● **PROBLEM REQUIREMENTS**
In the material below, please retype the lines from the very first through the one with "const TITLE_TOPS = [5, 54, 103];", exactly and without pictures.
** START OF DATA SHOWN **
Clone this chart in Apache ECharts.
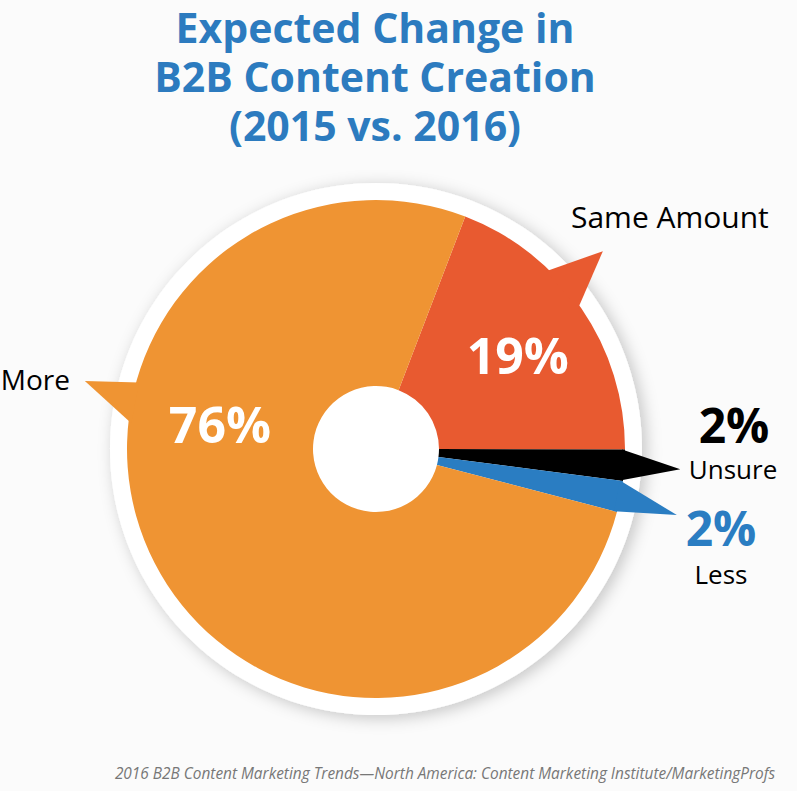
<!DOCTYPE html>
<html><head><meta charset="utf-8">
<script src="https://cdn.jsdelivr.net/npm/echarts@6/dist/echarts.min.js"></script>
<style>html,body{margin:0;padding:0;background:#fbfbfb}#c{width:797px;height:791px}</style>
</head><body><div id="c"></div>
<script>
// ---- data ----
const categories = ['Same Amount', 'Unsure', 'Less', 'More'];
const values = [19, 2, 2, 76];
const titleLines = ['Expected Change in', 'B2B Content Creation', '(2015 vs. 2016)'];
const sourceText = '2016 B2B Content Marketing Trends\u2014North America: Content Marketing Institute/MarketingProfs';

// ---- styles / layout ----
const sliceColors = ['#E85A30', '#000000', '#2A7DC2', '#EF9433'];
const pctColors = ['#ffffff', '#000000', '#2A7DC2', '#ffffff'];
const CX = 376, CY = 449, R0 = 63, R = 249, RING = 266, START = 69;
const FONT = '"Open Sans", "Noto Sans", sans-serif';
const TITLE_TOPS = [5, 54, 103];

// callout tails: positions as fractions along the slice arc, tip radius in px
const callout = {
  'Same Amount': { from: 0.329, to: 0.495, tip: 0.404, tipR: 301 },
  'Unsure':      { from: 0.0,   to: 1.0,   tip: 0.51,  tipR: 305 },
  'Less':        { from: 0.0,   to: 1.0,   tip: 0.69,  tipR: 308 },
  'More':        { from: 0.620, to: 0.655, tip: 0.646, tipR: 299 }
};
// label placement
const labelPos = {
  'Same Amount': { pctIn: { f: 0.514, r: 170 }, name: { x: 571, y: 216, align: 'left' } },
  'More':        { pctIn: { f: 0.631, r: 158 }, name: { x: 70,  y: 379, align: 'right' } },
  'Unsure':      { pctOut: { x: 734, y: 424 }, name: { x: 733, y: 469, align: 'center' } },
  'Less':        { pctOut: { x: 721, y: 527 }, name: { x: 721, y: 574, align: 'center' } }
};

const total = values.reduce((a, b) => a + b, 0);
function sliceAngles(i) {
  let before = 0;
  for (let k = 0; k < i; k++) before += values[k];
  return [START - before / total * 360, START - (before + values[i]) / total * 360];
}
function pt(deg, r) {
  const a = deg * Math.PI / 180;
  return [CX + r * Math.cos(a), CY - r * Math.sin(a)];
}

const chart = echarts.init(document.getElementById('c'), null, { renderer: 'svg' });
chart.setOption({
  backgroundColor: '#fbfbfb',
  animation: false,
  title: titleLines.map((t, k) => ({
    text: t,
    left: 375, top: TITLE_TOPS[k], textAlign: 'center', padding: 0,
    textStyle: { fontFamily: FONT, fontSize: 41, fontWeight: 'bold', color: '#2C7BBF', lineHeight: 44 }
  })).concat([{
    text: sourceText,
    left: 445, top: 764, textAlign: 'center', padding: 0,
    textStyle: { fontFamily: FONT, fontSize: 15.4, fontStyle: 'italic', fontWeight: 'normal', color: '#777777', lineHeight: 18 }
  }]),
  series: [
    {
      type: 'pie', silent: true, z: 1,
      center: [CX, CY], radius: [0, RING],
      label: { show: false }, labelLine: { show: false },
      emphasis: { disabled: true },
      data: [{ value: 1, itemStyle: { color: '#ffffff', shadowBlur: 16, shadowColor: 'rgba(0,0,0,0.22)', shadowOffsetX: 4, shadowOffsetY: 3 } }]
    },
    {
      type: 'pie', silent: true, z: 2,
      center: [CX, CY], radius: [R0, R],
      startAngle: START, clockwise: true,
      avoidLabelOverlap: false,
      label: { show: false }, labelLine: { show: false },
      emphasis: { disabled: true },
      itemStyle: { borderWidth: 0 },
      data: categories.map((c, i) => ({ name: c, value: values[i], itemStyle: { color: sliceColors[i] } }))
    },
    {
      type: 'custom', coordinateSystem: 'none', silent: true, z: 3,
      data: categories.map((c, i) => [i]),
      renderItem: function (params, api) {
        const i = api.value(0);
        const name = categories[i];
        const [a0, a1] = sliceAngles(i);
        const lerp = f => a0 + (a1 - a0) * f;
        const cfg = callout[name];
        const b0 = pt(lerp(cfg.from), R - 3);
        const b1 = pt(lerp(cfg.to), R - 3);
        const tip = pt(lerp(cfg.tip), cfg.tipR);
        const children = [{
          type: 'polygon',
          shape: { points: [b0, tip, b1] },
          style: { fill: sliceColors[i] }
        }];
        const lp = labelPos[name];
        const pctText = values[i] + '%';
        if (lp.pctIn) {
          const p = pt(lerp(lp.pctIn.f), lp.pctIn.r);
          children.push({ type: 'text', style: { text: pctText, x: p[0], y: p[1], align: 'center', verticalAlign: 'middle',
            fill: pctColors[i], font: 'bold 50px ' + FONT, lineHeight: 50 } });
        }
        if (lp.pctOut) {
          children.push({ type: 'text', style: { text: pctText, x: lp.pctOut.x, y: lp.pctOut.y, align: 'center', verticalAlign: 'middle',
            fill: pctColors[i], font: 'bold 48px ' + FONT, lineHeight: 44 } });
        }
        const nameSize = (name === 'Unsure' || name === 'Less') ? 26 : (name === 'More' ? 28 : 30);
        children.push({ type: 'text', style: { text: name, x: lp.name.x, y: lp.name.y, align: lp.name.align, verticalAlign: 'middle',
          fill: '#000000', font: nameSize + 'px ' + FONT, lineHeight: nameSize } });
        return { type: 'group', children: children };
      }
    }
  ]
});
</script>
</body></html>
** END OF DATA SHOWN **
● **CORRECT RESULT**
Clone this chart in Apache ECharts.
<!DOCTYPE html>
<html><head><meta charset="utf-8">
<script src="https://cdn.jsdelivr.net/npm/echarts@6/dist/echarts.min.js"></script>
<style>html,body{margin:0;padding:0;background:#fbfbfb}#c{width:797px;height:791px}</style>
</head><body><div id="c"></div>
<script>
// ---- data ----
const categories = ['Same Amount', 'Unsure', 'Less', 'More'];
const values = [19, 2, 2, 76];
const titleLines = ['Expected Change in', 'B2B Content Creation', '(2015 vs. 2016)'];
const sourceText = '2016 B2B Content Marketing Trends\u2014North America: Content Marketing Institute/MarketingProfs';

// ---- styles / layout ----
const sliceColors = ['#E85A30', '#000000', '#2A7DC2', '#EF9433'];
const pctColors = ['#ffffff', '#000000', '#2A7DC2', '#ffffff'];
const CX = 376, CY = 449, R0 = 63, R = 249, RING = 266, START = 69;
const FONT = '"Open Sans", "Noto Sans", sans-serif';
const TITLE_TOPS = [5, 54, 103];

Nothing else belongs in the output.